▶ [STATED GOAL]
From the line with "Generate a Python" to the line with "ax = fig.add_axes(px(43, 67, 491, 268))", both lines included, set down exactly those lines, please, and no others.

━━━━

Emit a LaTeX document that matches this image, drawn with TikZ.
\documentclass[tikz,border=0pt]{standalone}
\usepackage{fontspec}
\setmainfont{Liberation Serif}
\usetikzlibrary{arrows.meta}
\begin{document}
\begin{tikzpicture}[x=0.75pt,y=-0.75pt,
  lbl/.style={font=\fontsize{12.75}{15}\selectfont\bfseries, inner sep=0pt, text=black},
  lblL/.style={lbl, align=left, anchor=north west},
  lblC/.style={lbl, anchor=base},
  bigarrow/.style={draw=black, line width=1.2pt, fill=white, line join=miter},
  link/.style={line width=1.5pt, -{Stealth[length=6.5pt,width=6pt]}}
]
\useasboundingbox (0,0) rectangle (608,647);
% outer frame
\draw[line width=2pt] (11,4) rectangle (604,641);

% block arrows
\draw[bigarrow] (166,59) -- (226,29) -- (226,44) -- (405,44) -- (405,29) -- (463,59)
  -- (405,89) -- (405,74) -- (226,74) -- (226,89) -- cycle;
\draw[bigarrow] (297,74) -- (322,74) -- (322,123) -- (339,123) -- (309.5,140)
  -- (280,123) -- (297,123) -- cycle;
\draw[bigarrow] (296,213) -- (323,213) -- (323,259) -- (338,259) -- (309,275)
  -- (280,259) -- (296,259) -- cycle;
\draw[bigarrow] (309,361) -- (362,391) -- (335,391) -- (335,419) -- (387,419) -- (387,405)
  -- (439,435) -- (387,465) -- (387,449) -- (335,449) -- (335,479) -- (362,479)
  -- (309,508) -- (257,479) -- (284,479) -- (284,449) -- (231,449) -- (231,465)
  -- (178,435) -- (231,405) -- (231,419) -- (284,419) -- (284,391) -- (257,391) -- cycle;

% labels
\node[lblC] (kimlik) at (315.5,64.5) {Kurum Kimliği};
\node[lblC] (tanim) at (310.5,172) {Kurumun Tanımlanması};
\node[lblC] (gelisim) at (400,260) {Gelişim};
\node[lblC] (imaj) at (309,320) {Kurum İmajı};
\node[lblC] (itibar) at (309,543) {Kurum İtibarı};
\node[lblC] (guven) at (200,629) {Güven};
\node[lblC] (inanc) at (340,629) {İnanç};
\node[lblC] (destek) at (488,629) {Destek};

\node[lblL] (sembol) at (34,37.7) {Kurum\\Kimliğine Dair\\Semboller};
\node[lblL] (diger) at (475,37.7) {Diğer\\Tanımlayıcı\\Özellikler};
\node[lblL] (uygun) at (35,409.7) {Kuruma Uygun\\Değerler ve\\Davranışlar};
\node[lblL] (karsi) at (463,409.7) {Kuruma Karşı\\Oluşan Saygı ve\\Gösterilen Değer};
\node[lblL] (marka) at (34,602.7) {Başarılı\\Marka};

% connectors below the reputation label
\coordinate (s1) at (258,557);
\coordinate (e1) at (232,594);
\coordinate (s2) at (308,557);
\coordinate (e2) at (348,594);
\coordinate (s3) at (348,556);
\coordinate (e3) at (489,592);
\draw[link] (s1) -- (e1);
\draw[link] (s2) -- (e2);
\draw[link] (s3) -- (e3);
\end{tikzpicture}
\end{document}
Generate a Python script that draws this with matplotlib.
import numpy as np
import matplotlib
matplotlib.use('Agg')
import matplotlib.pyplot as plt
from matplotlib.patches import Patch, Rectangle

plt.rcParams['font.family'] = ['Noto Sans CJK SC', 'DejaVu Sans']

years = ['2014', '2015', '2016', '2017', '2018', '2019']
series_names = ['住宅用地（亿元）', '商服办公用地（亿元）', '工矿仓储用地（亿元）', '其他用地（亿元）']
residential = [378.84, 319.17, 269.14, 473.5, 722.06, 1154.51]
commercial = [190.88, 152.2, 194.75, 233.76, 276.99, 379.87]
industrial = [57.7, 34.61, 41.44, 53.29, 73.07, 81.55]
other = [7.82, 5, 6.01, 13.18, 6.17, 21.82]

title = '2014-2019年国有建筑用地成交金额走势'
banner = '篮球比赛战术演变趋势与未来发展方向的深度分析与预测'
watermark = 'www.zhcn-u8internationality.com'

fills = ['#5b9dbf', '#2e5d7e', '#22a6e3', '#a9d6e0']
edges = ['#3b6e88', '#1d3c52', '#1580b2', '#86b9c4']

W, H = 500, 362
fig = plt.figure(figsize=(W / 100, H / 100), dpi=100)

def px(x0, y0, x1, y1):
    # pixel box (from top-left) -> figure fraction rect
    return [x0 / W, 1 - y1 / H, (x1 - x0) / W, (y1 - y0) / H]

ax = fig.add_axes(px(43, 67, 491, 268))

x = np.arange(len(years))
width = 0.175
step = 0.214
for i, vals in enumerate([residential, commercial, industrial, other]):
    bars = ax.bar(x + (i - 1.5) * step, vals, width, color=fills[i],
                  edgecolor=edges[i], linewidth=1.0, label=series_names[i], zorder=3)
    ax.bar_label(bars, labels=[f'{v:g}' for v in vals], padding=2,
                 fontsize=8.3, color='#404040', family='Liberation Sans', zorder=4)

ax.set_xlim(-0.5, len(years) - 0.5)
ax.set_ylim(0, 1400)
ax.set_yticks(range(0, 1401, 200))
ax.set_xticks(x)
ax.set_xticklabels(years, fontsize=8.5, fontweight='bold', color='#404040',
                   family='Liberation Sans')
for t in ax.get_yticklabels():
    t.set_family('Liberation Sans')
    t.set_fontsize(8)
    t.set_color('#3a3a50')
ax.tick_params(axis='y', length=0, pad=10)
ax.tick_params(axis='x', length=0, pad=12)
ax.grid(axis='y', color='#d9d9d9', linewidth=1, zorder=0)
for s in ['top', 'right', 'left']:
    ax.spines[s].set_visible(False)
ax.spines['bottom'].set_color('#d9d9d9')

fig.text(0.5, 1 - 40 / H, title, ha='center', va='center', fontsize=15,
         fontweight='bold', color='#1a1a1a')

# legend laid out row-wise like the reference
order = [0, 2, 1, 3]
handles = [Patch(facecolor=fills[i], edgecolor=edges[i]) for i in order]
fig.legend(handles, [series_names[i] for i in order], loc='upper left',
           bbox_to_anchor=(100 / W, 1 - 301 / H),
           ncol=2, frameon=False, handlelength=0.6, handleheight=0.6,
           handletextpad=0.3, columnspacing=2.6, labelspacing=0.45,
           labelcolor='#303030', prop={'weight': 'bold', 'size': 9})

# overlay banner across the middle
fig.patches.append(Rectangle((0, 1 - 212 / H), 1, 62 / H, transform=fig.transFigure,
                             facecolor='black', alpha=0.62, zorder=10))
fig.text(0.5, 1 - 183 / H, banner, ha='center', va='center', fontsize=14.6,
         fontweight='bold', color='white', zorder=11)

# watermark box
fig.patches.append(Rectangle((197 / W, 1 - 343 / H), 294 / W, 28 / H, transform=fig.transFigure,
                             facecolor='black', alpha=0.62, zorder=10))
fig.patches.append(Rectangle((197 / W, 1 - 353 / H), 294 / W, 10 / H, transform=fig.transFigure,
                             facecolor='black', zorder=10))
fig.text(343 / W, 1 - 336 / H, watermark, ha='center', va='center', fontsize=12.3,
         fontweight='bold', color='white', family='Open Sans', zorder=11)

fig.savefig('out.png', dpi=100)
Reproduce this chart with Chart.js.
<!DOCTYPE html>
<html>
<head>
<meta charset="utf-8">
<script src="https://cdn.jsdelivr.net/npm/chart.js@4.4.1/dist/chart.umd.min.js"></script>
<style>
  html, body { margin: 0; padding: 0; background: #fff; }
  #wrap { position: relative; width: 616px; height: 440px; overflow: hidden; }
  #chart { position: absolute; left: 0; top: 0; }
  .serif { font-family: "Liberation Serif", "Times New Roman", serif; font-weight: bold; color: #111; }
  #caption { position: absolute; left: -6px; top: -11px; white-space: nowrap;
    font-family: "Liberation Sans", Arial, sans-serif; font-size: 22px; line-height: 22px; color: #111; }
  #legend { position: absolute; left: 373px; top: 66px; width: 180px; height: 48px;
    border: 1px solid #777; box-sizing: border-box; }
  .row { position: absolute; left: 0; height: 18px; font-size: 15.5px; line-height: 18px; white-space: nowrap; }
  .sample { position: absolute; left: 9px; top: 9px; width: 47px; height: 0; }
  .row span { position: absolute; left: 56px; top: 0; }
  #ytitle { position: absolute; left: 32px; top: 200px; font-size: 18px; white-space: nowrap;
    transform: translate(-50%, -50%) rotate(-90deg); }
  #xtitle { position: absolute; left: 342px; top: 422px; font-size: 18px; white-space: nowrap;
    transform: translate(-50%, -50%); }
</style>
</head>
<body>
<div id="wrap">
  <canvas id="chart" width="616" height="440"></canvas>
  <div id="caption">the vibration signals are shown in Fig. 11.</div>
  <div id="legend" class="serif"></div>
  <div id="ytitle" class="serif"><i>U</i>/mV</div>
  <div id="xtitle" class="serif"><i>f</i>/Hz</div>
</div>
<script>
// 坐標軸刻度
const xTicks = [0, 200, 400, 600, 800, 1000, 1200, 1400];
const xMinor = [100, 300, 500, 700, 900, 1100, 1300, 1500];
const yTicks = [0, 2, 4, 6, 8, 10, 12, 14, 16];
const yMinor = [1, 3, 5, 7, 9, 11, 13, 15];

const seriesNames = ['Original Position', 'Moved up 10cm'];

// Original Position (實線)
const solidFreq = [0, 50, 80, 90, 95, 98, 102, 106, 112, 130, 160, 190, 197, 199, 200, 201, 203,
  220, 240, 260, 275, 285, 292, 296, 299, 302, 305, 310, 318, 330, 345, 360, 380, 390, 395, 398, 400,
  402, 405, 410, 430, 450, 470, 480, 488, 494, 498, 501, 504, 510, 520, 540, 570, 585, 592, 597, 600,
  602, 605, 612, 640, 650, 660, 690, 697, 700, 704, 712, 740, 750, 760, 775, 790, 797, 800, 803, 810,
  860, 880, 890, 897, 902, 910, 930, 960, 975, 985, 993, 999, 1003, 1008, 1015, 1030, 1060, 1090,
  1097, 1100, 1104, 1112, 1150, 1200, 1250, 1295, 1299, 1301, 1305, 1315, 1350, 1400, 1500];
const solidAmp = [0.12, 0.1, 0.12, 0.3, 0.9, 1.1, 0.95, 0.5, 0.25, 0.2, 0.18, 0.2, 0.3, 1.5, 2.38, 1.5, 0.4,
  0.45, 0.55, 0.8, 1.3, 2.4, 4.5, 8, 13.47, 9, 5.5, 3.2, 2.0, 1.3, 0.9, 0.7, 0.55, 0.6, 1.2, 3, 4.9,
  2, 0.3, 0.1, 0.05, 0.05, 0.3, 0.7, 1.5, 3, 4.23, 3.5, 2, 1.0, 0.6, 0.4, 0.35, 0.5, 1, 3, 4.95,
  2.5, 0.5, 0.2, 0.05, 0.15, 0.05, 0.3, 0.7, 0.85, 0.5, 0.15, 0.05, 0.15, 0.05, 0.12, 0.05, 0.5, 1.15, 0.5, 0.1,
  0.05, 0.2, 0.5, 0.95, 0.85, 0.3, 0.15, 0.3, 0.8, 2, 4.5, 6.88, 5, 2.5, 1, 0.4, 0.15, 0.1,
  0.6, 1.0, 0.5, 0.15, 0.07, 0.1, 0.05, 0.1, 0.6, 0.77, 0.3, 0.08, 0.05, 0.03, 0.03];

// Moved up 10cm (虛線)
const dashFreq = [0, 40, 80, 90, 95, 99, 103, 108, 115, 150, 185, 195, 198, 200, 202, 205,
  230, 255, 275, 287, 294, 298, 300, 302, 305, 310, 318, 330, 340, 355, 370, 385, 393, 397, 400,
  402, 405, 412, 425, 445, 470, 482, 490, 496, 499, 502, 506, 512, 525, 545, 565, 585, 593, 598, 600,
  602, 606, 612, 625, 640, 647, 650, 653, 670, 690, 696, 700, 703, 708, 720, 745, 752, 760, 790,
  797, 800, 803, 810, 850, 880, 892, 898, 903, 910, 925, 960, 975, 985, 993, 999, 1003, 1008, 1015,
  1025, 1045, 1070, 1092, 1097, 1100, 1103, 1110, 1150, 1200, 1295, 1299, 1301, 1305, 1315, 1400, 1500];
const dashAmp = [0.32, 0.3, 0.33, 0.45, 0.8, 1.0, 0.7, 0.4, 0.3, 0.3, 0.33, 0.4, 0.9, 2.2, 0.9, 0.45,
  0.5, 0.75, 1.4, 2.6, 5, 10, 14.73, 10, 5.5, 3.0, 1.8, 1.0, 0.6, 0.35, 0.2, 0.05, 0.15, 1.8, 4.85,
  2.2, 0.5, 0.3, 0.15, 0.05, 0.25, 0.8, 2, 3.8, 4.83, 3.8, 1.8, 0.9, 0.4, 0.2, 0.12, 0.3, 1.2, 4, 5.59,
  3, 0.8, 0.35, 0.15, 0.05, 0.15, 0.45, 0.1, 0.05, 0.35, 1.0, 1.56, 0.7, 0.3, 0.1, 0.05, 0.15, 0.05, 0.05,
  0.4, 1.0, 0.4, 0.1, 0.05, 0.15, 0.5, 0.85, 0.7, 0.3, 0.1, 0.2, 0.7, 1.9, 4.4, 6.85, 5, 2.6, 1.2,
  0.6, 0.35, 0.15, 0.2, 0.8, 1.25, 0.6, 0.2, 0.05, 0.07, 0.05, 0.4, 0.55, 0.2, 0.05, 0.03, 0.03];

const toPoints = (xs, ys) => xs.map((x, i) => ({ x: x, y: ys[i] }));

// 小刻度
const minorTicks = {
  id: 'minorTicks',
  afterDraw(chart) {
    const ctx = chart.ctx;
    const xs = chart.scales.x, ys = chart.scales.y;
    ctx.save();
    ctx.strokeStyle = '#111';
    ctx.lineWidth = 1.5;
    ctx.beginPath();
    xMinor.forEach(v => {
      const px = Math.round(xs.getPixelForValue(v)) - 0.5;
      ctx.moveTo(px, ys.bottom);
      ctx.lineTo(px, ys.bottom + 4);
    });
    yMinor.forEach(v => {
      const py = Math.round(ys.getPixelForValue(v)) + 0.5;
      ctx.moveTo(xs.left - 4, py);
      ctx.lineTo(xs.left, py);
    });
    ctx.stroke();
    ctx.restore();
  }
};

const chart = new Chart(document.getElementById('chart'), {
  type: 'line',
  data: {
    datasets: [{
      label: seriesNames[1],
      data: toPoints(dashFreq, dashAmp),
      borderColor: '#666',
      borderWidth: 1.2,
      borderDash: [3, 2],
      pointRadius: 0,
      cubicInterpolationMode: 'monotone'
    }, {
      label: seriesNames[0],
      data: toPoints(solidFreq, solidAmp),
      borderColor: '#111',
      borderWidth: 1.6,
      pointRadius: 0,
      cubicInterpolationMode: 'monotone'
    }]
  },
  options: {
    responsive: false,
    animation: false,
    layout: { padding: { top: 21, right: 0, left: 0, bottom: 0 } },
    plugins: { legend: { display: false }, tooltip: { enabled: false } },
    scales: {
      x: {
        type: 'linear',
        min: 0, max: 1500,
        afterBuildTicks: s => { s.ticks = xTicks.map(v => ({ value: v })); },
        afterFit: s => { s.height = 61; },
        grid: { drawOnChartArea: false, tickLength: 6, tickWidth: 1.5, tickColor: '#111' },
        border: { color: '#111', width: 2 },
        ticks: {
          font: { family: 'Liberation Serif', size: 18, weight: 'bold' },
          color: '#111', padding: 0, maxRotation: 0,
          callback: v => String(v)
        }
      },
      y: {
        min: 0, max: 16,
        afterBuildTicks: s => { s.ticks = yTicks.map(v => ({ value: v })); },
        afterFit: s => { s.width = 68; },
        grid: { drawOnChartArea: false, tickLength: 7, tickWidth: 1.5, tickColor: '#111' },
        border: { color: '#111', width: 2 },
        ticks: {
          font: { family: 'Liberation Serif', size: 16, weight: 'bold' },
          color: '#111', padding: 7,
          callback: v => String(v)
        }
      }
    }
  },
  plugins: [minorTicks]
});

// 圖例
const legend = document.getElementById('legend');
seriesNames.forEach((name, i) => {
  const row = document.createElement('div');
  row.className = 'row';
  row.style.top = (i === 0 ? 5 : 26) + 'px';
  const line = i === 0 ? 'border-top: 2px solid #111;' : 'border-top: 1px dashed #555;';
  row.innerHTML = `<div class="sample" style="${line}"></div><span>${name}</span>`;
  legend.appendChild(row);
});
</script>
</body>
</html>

━━━━

▶ [RESPONSE BELOW]
Generate a Python script that draws this with matplotlib.
import numpy as np
import matplotlib
matplotlib.use('Agg')
import matplotlib.pyplot as plt
from matplotlib.patches import Patch, Rectangle

plt.rcParams['font.family'] = ['Noto Sans CJK SC', 'DejaVu Sans']

years = ['2014', '2015', '2016', '2017', '2018', '2019']
series_names = ['住宅用地（亿元）', '商服办公用地（亿元）', '工矿仓储用地（亿元）', '其他用地（亿元）']
residential = [378.84, 319.17, 269.14, 473.5, 722.06, 1154.51]
commercial = [190.88, 152.2, 194.75, 233.76, 276.99, 379.87]
industrial = [57.7, 34.61, 41.44, 53.29, 73.07, 81.55]
other = [7.82, 5, 6.01, 13.18, 6.17, 21.82]

title = '2014-2019年国有建筑用地成交金额走势'
banner = '篮球比赛战术演变趋势与未来发展方向的深度分析与预测'
watermark = 'www.zhcn-u8internationality.com'

fills = ['#5b9dbf', '#2e5d7e', '#22a6e3', '#a9d6e0']
edges = ['#3b6e88', '#1d3c52', '#1580b2', '#86b9c4']

W, H = 500, 362
fig = plt.figure(figsize=(W / 100, H / 100), dpi=100)

def px(x0, y0, x1, y1):
    # pixel box (from top-left) -> figure fraction rect
    return [x0 / W, 1 - y1 / H, (x1 - x0) / W, (y1 - y0) / H]

ax = fig.add_axes(px(43, 67, 491, 268))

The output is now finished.